All of the material below is to be restated word for word, apart from the pictures.

### Available data
============

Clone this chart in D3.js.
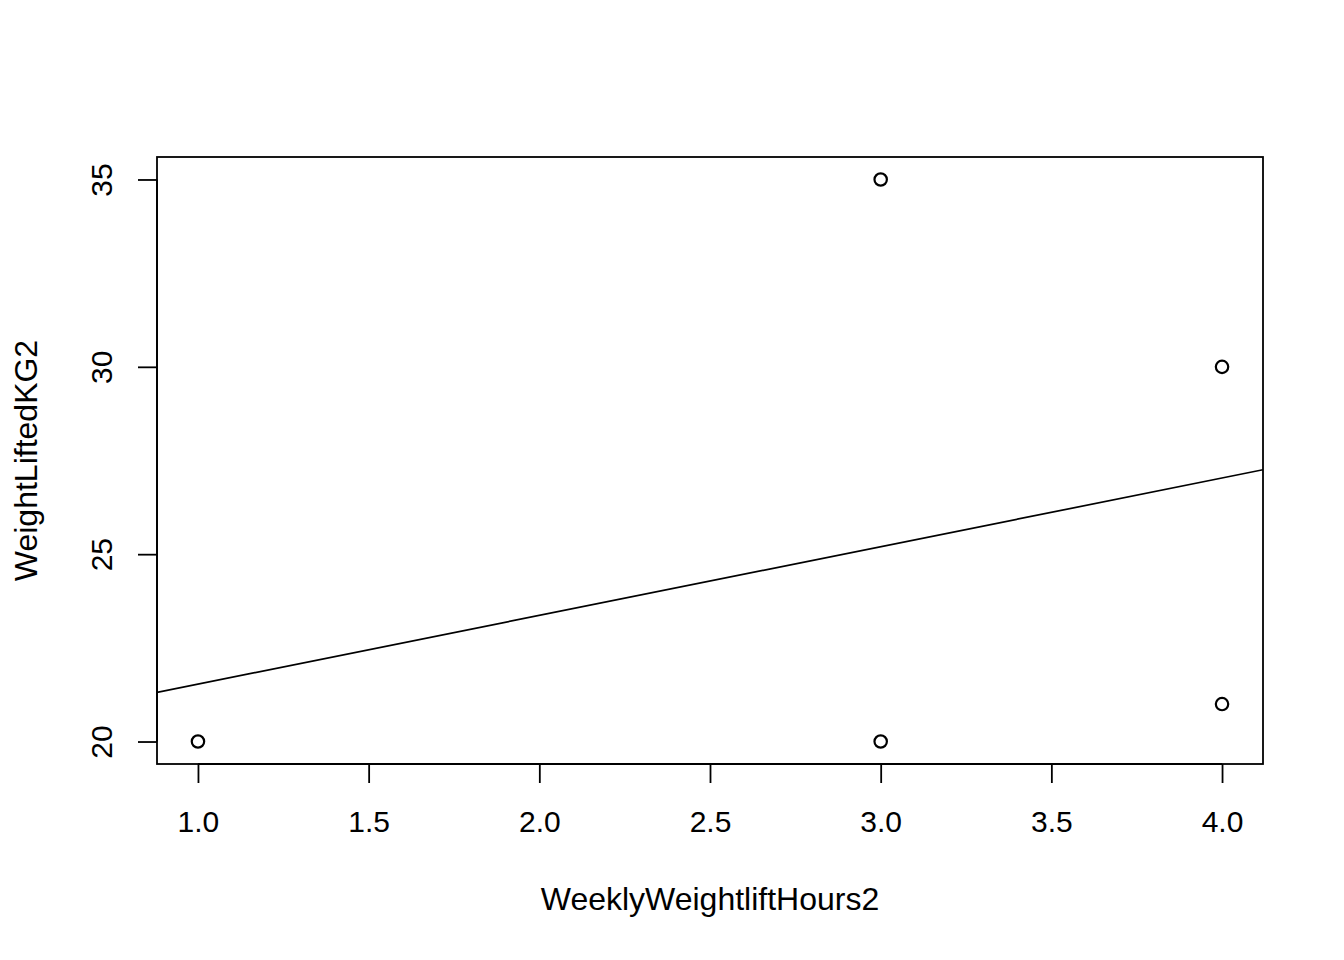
<!DOCTYPE html>
<html><head><meta charset="utf-8">
<script src="https://cdn.jsdelivr.net/npm/d3@7"></script>
<style>body{margin:0;background:#fff}svg{display:block}text{font-family:"Liberation Sans",Arial,sans-serif;fill:#000}</style>
</head><body><div id="chart"></div>
<script>
const hours = [1, 3, 3, 4, 4];
const weights = [20, 35, 20, 30, 21];
const xTicks = [1.0, 1.5, 2.0, 2.5, 3.0, 3.5, 4.0];
const yTicks = [20, 25, 30, 35];
const fitIntercept = 19.7;
const fitSlope = 1.8333;

const W = 1344, H = 960;
const L = 157, R = 1263, T = 157, B = 764;
const svg = d3.select("#chart").append("svg").attr("width", W).attr("height", H);

const xPad = (d3.max(hours) - d3.min(hours)) * 0.04;
const yPad = (d3.max(weights) - d3.min(weights)) * 0.04;
const x = d3.scaleLinear().domain([d3.min(hours) - xPad, d3.max(hours) + xPad]).range([L, R]);
const y = d3.scaleLinear().domain([d3.min(weights) - yPad, d3.max(weights) + yPad]).range([B, T]);

const fs = 30, tfs = 32;
// x axis
const xa = svg.append("g").attr("transform", `translate(0,${B})`)
  .call(d3.axisBottom(x).tickValues(xTicks).tickSize(19).tickSizeOuter(0).tickFormat(d3.format(".1f")));
xa.select(".domain").attr("d", `M${x(xTicks[0])},0H${x(xTicks[xTicks.length-1])}`);
xa.selectAll("line,.domain").attr("stroke", "#000").attr("stroke-width", 1.8);
xa.selectAll("text").attr("font-size", fs).attr("y", 0).attr("dy", 0)
  .attr("transform", "translate(0,68)").style("font-family", '"Liberation Sans",Arial,sans-serif').attr("fill", "#000");

// y axis
const ya = svg.append("g").attr("transform", `translate(${L},0)`)
  .call(d3.axisLeft(y).tickValues(yTicks).tickSize(19).tickSizeOuter(0));
ya.select(".domain").attr("d", `M0,${y(yTicks[0])}V${y(yTicks[yTicks.length-1])}`);
ya.selectAll("line,.domain").attr("stroke", "#000").attr("stroke-width", 1.8);
ya.selectAll("text").attr("font-size", fs).attr("x", 0).attr("dy", 0).attr("y", 0)
  .attr("text-anchor", "middle")
  .attr("transform", "translate(-45,0) rotate(-90)")
  .style("font-family", '"Liberation Sans",Arial,sans-serif').attr("fill", "#000");

// box
svg.append("rect").attr("x", L).attr("y", T).attr("width", R - L).attr("height", B - T)
  .attr("fill", "none").attr("stroke", "#000").attr("stroke-width", 1.8);

// regression line
svg.append("clipPath").attr("id", "c").append("rect")
  .attr("x", L).attr("y", T).attr("width", R - L).attr("height", B - T);
const xd = x.domain();
svg.append("line").attr("clip-path", "url(#c)")
  .attr("x1", x(xd[0])).attr("y1", y(fitIntercept + fitSlope * xd[0]))
  .attr("x2", x(xd[1])).attr("y2", y(fitIntercept + fitSlope * xd[1]))
  .attr("stroke", "#000").attr("stroke-width", 1.7);

// points
svg.selectAll("circle.pt").data(hours.map((h, i) => [h, weights[i]])).enter().append("circle")
  .attr("class", "pt").attr("cx", d => x(d[0])).attr("cy", d => y(d[1])).attr("r", 6.2)
  .attr("fill", "none").attr("stroke", "#000").attr("stroke-width", 2.2);

// titles
svg.append("text").attr("x", (L + R) / 2).attr("y", 910).attr("text-anchor", "middle")
  .attr("font-size", tfs).text("WeeklyWeightliftHours2");
svg.append("text").attr("transform", `translate(37,${(T + B) / 2}) rotate(-90)`).attr("text-anchor", "middle")
  .attr("font-size", tfs).text("WeightLiftedKG2");
</script></body></html>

============

### Reply
Clone this chart in D3.js.
<!DOCTYPE html>
<html><head><meta charset="utf-8">
<script src="https://cdn.jsdelivr.net/npm/d3@7"></script>
<style>body{margin:0;background:#fff}svg{display:block}text{font-family:"Liberation Sans",Arial,sans-serif;fill:#000}</style>
</head><body><div id="chart"></div>
<script>
const hours = [1, 3, 3, 4, 4];
const weights = [20, 35, 20, 30, 21];
const xTicks = [1.0, 1.5, 2.0, 2.5, 3.0, 3.5, 4.0];
const yTicks = [20, 25, 30, 35];
const fitIntercept = 19.7;
const fitSlope = 1.8333;

const W = 1344, H = 960;
const L = 157, R = 1263, T = 157, B = 764;
const svg = d3.select("#chart").append("svg").attr("width", W).attr("height", H);

const xPad = (d3.max(hours) - d3.min(hours)) * 0.04;
const yPad = (d3.max(weights) - d3.min(weights)) * 0.04;
const x = d3.scaleLinear().domain([d3.min(hours) - xPad, d3.max(hours) + xPad]).range([L, R]);
const y = d3.scaleLinear().domain([d3.min(weights) - yPad, d3.max(weights) + yPad]).range([B, T]);

const fs = 30, tfs = 32;
// x axis
const xa = svg.append("g").attr("transform", `translate(0,${B})`)
  .call(d3.axisBottom(x).tickValues(xTicks).tickSize(19).tickSizeOuter(0).tickFormat(d3.format(".1f")));
xa.select(".domain").attr("d", `M${x(xTicks[0])},0H${x(xTicks[xTicks.length-1])}`);
xa.selectAll("line,.domain").attr("stroke", "#000").attr("stroke-width", 1.8);
xa.selectAll("text").attr("font-size", fs).attr("y", 0).attr("dy", 0)
  .attr("transform", "translate(0,68)").style("font-family", '"Liberation Sans",Arial,sans-serif').attr("fill", "#000");

// y axis
const ya = svg.append("g").attr("transform", `translate(${L},0)`)
  .call(d3.axisLeft(y).tickValues(yTicks).tickSize(19).tickSizeOuter(0));
ya.select(".domain").attr("d", `M0,${y(yTicks[0])}V${y(yTicks[yTicks.length-1])}`);
ya.selectAll("line,.domain").attr("stroke", "#000").attr("stroke-width", 1.8);
ya.selectAll("text").attr("font-size", fs).attr("x", 0).attr("dy", 0).attr("y", 0)
  .attr("text-anchor", "middle")
  .attr("transform", "translate(-45,0) rotate(-90)")
  .style("font-family", '"Liberation Sans",Arial,sans-serif').attr("fill", "#000");

// box
svg.append("rect").attr("x", L).attr("y", T).attr("width", R - L).attr("height", B - T)
  .attr("fill", "none").attr("stroke", "#000").attr("stroke-width", 1.8);

// regression line
svg.append("clipPath").attr("id", "c").append("rect")
  .attr("x", L).attr("y", T).attr("width", R - L).attr("height", B - T);
const xd = x.domain();
svg.append("line").attr("clip-path", "url(#c)")
  .attr("x1", x(xd[0])).attr("y1", y(fitIntercept + fitSlope * xd[0]))
  .attr("x2", x(xd[1])).attr("y2", y(fitIntercept + fitSlope * xd[1]))
  .attr("stroke", "#000").attr("stroke-width", 1.7);

// points
svg.selectAll("circle.pt").data(hours.map((h, i) => [h, weights[i]])).enter().append("circle")
  .attr("class", "pt").attr("cx", d => x(d[0])).attr("cy", d => y(d[1])).attr("r", 6.2)
  .attr("fill", "none").attr("stroke", "#000").attr("stroke-width", 2.2);

// titles
svg.append("text").attr("x", (L + R) / 2).attr("y", 910).attr("text-anchor", "middle")
  .attr("font-size", tfs).text("WeeklyWeightliftHours2");
svg.append("text").attr("transform", `translate(37,${(T + B) / 2}) rotate(-90)`).attr("text-anchor", "middle")
  .attr("font-size", tfs).text("WeightLiftedKG2");
</script></body></html>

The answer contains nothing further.